> WHAT TO DO
Examine each line of the data. Copy those that contain the string "with".

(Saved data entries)
%%
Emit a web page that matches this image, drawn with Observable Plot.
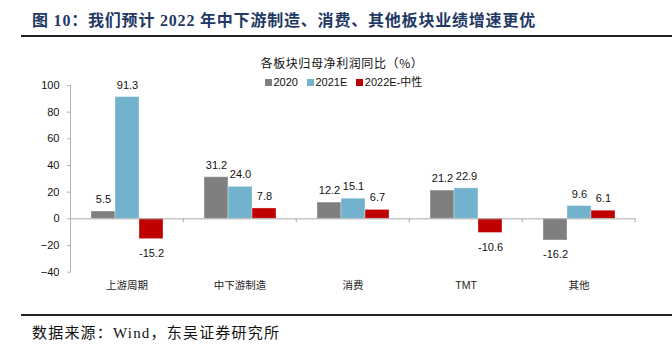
<!DOCTYPE html>
<html><head><meta charset="utf-8">
<script src="https://cdn.jsdelivr.net/npm/d3@7"></script>
<script src="https://cdn.jsdelivr.net/npm/@observablehq/plot@0.6"></script>
<style>
body{margin:0;background:#fff;}
#wrap{position:relative;width:672px;height:348px;overflow:hidden;font-family:"Liberation Sans","Noto Sans CJK SC",sans-serif;background:#fff;}
#title{position:absolute;left:32px;top:11px;font-family:"Liberation Serif","Noto Sans CJK SC",serif;font-weight:bold;font-size:16px;letter-spacing:0.8px;line-height:20px;color:#1f3864;white-space:nowrap;}
.rule{position:absolute;left:21px;right:0;height:2px;background:#222;}
#subtitle{position:absolute;left:242px;width:200px;top:55px;text-align:center;font-family:"Noto Sans CJK SC",sans-serif;font-size:12px;letter-spacing:0.6px;line-height:16px;color:#111;}
#legend{position:absolute;left:265px;top:75px;display:flex;gap:9px;font-size:11px;line-height:14px;color:#111;}
#legend .it{display:flex;align-items:center;}
#legend .sw{width:7px;height:7px;margin-right:1.5px;}
#chart{position:absolute;left:0;top:0;}
#source{position:absolute;left:32px;top:323px;font-family:"Liberation Serif","Noto Sans CJK SC",serif;font-size:15px;letter-spacing:1.2px;line-height:20px;color:#111;white-space:nowrap;}
</style></head><body>
<div id="wrap">
 <div id="title">图 10：我们预计 2022 年中下游制造、消费、其他板块业绩增速更优</div>
 <div class="rule" style="top:34.5px"></div>
 <div id="subtitle">各板块归母净利润同比（%）</div>
 <div id="chart"></div>
 <div id="legend"></div>
 <div class="rule" style="top:314px"></div>
 <div id="source">数据来源：Wind，东吴证券研究所</div>
</div>
<script>
const categories = ["上游周期","中下游制造","消费","TMT","其他"];
const seriesNames = ["2020","2021E","2022E-中性"];
const v2020 = [5.5, 31.2, 12.2, 21.2, -16.2];
const v2021E = [91.3, 24.0, 15.1, 22.9, 9.6];
const v2022E = [-15.2, 7.8, 6.7, -10.6, 6.1];
const yTicks = [-40, -20, 0, 20, 40, 60, 80, 100];
const colors = ["#7f7f7f", "#72b2cc", "#c00000"];

const seriesValues = [v2020, v2021E, v2022E];
const data = [];
categories.forEach((c, i) => {
  seriesNames.forEach((s, j) => data.push({cat: c, series: s, value: seriesValues[j][i]}));
});

const legend = document.getElementById("legend");
seriesNames.forEach((s, j) => {
  const it = document.createElement("div"); it.className = "it";
  const sw = document.createElement("div"); sw.className = "sw"; sw.style.background = colors[j];
  const t = document.createElement("span"); t.textContent = s;
  it.appendChild(sw); it.appendChild(t); legend.appendChild(it);
});

const chart = Plot.plot({
  width: 672, height: 300,
  marginTop: 85, marginBottom: 28.3, marginLeft: 69, marginRight: 36,
  style: {fontFamily: "Liberation Sans, Noto Sans CJK SC, sans-serif", fontSize: "11px", background: "transparent"},
  fx: {domain: categories, padding: 0},
  x: {domain: seriesNames, paddingInner: 0, paddingOuter: 0.768, axis: null},
  y: {domain: [-40, 100]},
  color: {domain: seriesNames, range: colors},
  marks: [
    Plot.frame({anchor: "left", facetAnchor: "left", stroke: "#b5b5b5"}),
    Plot.axisY({ticks: yTicks, tickSize: 3, tickPadding: 8, label: null, stroke: "#b5b5b5", fill: "#111", fontSize: 11}),
    Plot.axisFx({anchor: "bottom", tickSize: 0, tickPadding: 9, label: null, fill: "#222", fontSize: 10.5}),
    Plot.barY(data, {fx: "cat", x: "series", y: "value", fill: "series", stroke: "#fff", strokeOpacity: 0.35, strokeWidth: 1}),
    Plot.ruleY([0], {stroke: "#aaa"}),
    Plot.ruleX([seriesNames[2]], {x: d => d, dx: 31.7, y1: 0, y2: -3, stroke: "#aaa"}),
    Plot.text(data, {filter: d => d.value >= 0, fx: "cat", x: "series", y: "value", text: d => d.value.toFixed(1), dy: -12, fill: "#111", fontSize: 11}),
    Plot.text(data, {filter: d => d.value < 0, fx: "cat", x: "series", y: "value", text: d => d.value.toFixed(1), dy: 14, fill: "#111", fontSize: 11})
  ]
});
document.getElementById("chart").appendChild(chart);
</script>
</body></html>
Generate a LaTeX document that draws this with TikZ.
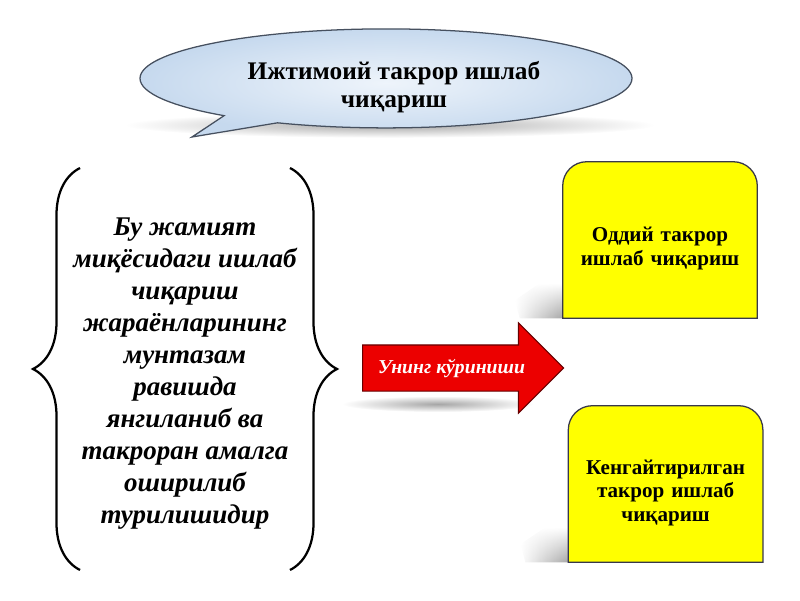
\documentclass[tikz,border=0pt]{standalone}
\usepackage{fontspec}
\setmainfont{Liberation Serif}
\usetikzlibrary{shapes,shapes.callouts,shapes.arrows,decorations.pathreplacing,backgrounds,positioning,calc,fadings}

\definecolor{bubblein}{RGB}{238,244,251}
\definecolor{bubbleout}{RGB}{198,217,238}
\definecolor{bubbleline}{RGB}{70,80,95}
\definecolor{boxyellow}{RGB}{255,255,0}
\definecolor{boxline}{RGB}{55,55,75}
\definecolor{arrowred}{RGB}{236,0,0}

\begin{document}
\begin{tikzpicture}[
    bubble/.style={ellipse callout, draw=bubbleline, line width=0.9pt, inner color=bubblein, outer color=bubbleout, minimum width=12.3cm, minimum height=2.475cm},
    title/.style={align=center, font=\fontsize{18}{20.5}\selectfont\bfseries},
    process/.style={inner sep=0pt, minimum width=5.25cm, minimum height=10.05cm, align=center, font=\fontsize{19.2}{22.8}\selectfont\bfseries\itshape},
    view/.style={single arrow, draw=red!40!black, line width=0.8pt, fill=arrowred, text=white, minimum height=5.025cm, single arrow head extend=0.55cm, text height=0.35cm, text depth=0.1cm, inner ysep=0.3375cm, font=\fontsize{14}{16}\selectfont\bfseries\itshape},
    outcome/.style={minimum width=4.85cm, minimum height=3.9cm, text width=4.6cm, align=center, font=\fontsize{15}{16.8}\selectfont\bfseries, execute at begin node={\rule{0pt}{0.8cm}}},
    outcomeframe/.style={draw=boxline, line width=0.9pt, fill=boxyellow},
    bracket/.style={decorate, decoration={brace, amplitude=1.175cm}, line width=1.6pt},
    softshadow/.style={inner color=gray!70, outer color=white},
    sideshadow/.style={left color=white, right color=gray!70, path fading=north}
]
    \useasboundingbox (0,0) rectangle (20,15);

    % Sarlavha
    \node[bubble, callout absolute pointer={(4.8,11.575)}] (bubble) at (9.65,13.04) {};
    \node[title] (title) at ($(bubble.center)+(0.2,-0.22)$) {Ижтимоий такрор ишлаб\\чиқариш};

    % Tavsif
    \node[process] (process) at (4.625,5.66) {Бу жамият\\миқёсидаги ишлаб\\чиқариш\\жараёнларининг\\мунтазам\\равишда\\янгиланиб ва\\такроран амалга\\оширилиб\\турилишидир};
    \coordinate (lbot) at ($(process.center)+(-2.625,-4.91)$);
    \coordinate (ltop) at ($(process.center)+(-2.625,5.14)$);
    \coordinate (rtop) at ($(process.center)+(2.625,5.14)$);
    \coordinate (rbot) at ($(process.center)+(2.625,-4.91)$);
    \draw[bracket] (lbot) -- (ltop);
    \draw[bracket] (rtop) -- (rbot);

    % Ko'rinishi
    \node[view, anchor=tail] (view) at (9.05,5.8) {Унинг кўриниши};

    % Turlari
    \node[outcome] (simple) at (16.5,9.0) {Оддий такрор\\ишлаб чиқариш};
    \node[outcome] (extended) at (16.64,2.9) {Кенгайтирилган\\такрор ишлаб\\чиқариш};

    \begin{scope}[on background layer]
        \shade[softshadow] (9.75,11.875) ellipse (6.625cm and 0.32cm);
        \shade[softshadow] ($(view.tail)+(1.9,-0.9)$) ellipse (2.4cm and 0.2cm);
        \foreach \b in {simple,extended} {
            \shade[sideshadow] ($(\b.south west)+(-1.2,0.45)$) -- ($(\b.south west)+(-0.575,0.875)$) -- ($(\b.south west)+(0,0.875)$) -- (\b.south west) -- ($(\b.south west)+(-1.075,0)$) -- cycle;
            \draw[outcomeframe] (\b.south west) [rounded corners=0.6cm] -- (\b.north west) -- (\b.north east) [sharp corners] -- (\b.south east) -- cycle;
        }
    \end{scope}

\end{tikzpicture}
\end{document}
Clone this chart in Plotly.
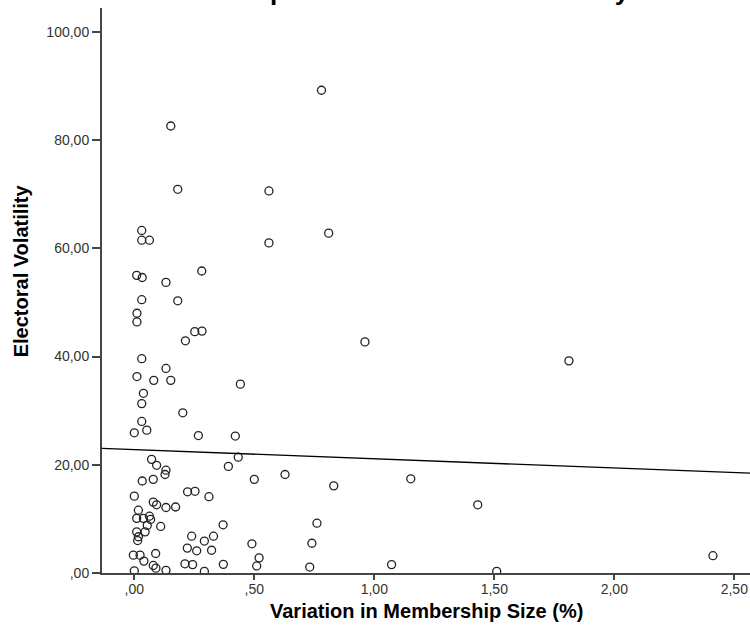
%%
> FINAL RESULT
Emit a web page that matches this image, drawn with Observable Plot.
Generate a LaTeX document that draws this with TikZ.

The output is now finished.